I wouldn't use that statistic if I were you, George - it rather undermines the passive smoking argument. I don't have a lot of statistics to hand but I'd imagine off the top of my head that more people are killed in DIY accidents every year. What are you going to do - ban B & Q? Actually, now that I think about it... I digress - whiney eco-boy continues:
"And every year, according to the EU, some 39,000 deaths in this country are caused or hastened by air pollution, most of which comes from vehicles. This is a problem three orders of magnitude greater than the one that has filled the newspapers for the past six months, and no one is talking about it."
Uh huh? I hate to be the one to break it to you Geo but the reason that no one's talking about it is that it's really really boring and pathetic. Now seriously, Monbiot is like so many ultra-greens: he can't quite bring himself to acknowledge that the industrial revolution in general, and the internal combustion engine in particular, might actually be reasonably considered to have delivered one or two benefits to the human race and this willful self-deception leads one to take a fundamentally anti-humanist position. What's the point in counting up the number of people who die from this or that when you ignore the fact that had it not been for the industrial revolution, this planet couldn't sustain anything like the number of human beings it does today? Is so many people a bad thing? If the ultra-greens were honest with themselves, I think they would admit that they thought it was. I've always thought they've taken the liberal self-loathing thing as far as it can go: it's not merely white, Western males this lot despise. There's more, if you can bear it:
"I refuse to own a car, partly because I believe it is wrong to fill other people's lungs with carcinogens. And so, while the drivers breathe their filtered air, I have to sit behind their tailpipes, drawing their excretions - for I am exerting myself - deep into my chest."
You refuse to own a car? How magnanimous of you. Can I ask you a few questions? Are you able-bodied? Live in the city with access to public transport? Thought so. And you're not disabled, or living in a rural area, and I'm guessing from the sheer wankery of your columns that you don't have four kids that you have to transport to school/nursery before you actually have to go and work for a living, rather than writing complete shite for the Guardian?

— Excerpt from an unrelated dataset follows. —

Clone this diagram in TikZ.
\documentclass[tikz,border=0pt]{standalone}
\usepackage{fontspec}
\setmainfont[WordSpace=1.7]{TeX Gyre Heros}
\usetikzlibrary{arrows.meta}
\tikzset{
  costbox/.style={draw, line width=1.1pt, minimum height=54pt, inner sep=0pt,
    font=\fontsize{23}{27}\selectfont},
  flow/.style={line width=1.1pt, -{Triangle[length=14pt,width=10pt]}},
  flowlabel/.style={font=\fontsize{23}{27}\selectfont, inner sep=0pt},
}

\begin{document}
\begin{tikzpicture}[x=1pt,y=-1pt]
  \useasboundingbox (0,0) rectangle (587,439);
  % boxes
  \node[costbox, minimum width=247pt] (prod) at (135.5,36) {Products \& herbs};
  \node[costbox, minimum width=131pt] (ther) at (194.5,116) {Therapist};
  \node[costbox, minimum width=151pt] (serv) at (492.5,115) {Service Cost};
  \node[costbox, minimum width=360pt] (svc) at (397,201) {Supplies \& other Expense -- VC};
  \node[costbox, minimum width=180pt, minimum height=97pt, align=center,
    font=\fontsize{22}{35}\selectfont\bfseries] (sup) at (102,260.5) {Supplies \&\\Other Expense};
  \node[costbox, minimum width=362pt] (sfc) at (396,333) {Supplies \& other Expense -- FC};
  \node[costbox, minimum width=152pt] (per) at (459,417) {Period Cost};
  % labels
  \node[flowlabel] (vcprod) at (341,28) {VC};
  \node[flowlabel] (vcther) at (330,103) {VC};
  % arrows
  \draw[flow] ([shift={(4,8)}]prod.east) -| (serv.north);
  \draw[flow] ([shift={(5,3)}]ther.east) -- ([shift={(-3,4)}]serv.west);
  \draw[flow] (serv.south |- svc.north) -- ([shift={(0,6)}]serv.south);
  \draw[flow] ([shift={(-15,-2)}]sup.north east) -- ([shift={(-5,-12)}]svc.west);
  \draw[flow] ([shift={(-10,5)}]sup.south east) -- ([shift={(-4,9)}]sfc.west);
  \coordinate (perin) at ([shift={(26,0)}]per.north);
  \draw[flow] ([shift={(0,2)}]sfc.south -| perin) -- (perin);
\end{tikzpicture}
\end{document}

And to add to your crimes, I see you're a cyclist. Well, it's not that I'm not sympathetic. I'd really hate to cycle in Glasgow for instance. It pisses with rain a lot, and there's a very good reason why just about all the place-names here have 'hill' at the end of them. But that's no excuse for cycling on the fucking pavement when I'm walking with my boy. Someone could get hurt. In fact, someone did get hurt; my niece, who was ploughed down by some mountain-biking moron in London who took to the pavement without regard to the fact that any sort of vehicles aren't allowed on this small reservation for pedestrians. See, when you're talking about health and safety, you need to take the holistic view. Shouldn't you worry about the fate of this cyclist had I been there to witness his fuckwittedness? And what about the health risks involved for people raising their blood-pressure by reading your really infuriatingly self-righteous columns? You just haven't thought this through at all, have you George? I guess that's why you work for the Guardian.